Nestes tempos em que nos sentimos mais sozinhos e ameaçados, alguém reclama de que falo demais na Senhora Morte, que tanto já me roçou com suas largas mangas.
Não creio no que se enxerga, mas nisso que se disfarça por mais que se tente olhar: assim fico seduzida. Eis o jogo que eu persigo, meu jeito de ser feliz, o desafio que me embala: sempre que escrevo “morte”, quem sabe estou falando da vida.
Não sou apenas devaneio. As lentes que me deram ao nascer são lúcidas como chuva que tornasse tudo áspero – não doce. Engano pensar que a arte afaga: ela me puxa pelos cabelos, me lança no olho da ventania. Combate meu grande inimigo, o tédio. Não durmo, não tenho complacência: cada palavra pesada, cada entrelinha apurada para que não escape nada do que vejo e sonho (e, às vezes, desejo). Tudo muito grave, tudo muito urgente.
A parte dura desta humana lida é dizer sim na hora do não, escolher mal entre silêncio e grito, entre a noite e a explosão do dia. Ceder quando devíamos negar, dizer não em lugar de afirmar, partir quando era bom amar, fechar-se em vez de resgatar a vida. Sermos incertos e indecisos, perdendo o trem, a hora, o agora: mas a gente não sabia.
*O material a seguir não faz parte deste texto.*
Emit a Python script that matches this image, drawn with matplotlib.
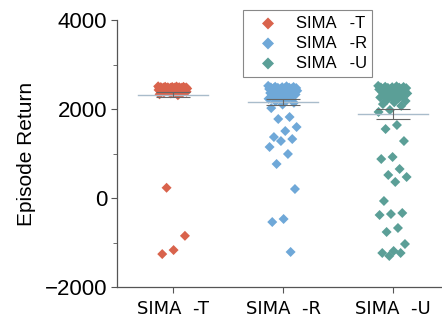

Escrevo um conto sobre a Senhora Vida? Era uma vez um corredor de amores e uma casa ancorada no tempo para não naufragar. Era uma vez viagens e descobrimentos. Era uma vez uma infância dourada e um quebra-cabeça impossível de armar. Era uma vez – e ainda respira em mim como um cavalo alado – aquele mar. Quando perdi quase tudo, descobri que a dor não era maior que o sonho. Quando esqueci o caminho, vi que o horizonte ficava do lado errado. Quando só o meu rosto sobrava em cada espelho (e nada do lado de cá), juntei desalento e desejo e me reinventei com alguma audácia.
A cada um cabe inventar os significados, interpretar as charadas, preencher os silêncios.
Pois o meu é o reino das palavras: nele tudo pode ser dito – a cada um cabe inventar os significados, interpretar as charadas, preencher os silêncios. Este é o lugar do impalpável que a muitos incomoda: são os que fecham meus livros, sacodem a cabeça – e não entenderão.
Porque eu falo para os da minha raça: os que atuam nos palcos ou nos computadores ou nos ateliês, salvam vidas, varrem as ruas, arrumam os quartos, lidam na cozinha, mas vagam pela casa, coração pulsando forte, quando os outros ancoraram no sono. Sentindo-se guerreira ou mendiga, insuficiente ou esplêndida – esta que escreve não sou eu, mas algo que escorre dos meus contornos como o som transbordava de uma concha na mão, naquela dourada infância.
E minha alma, inocente menina ou feiticeira perversa, desenrola este novelo de caos e luz soprando em teus ouvidos esses nomes, Senhora Morte, Senhora Vida, e, talvez mais importante e menos lembrada, a Senhora Esperança.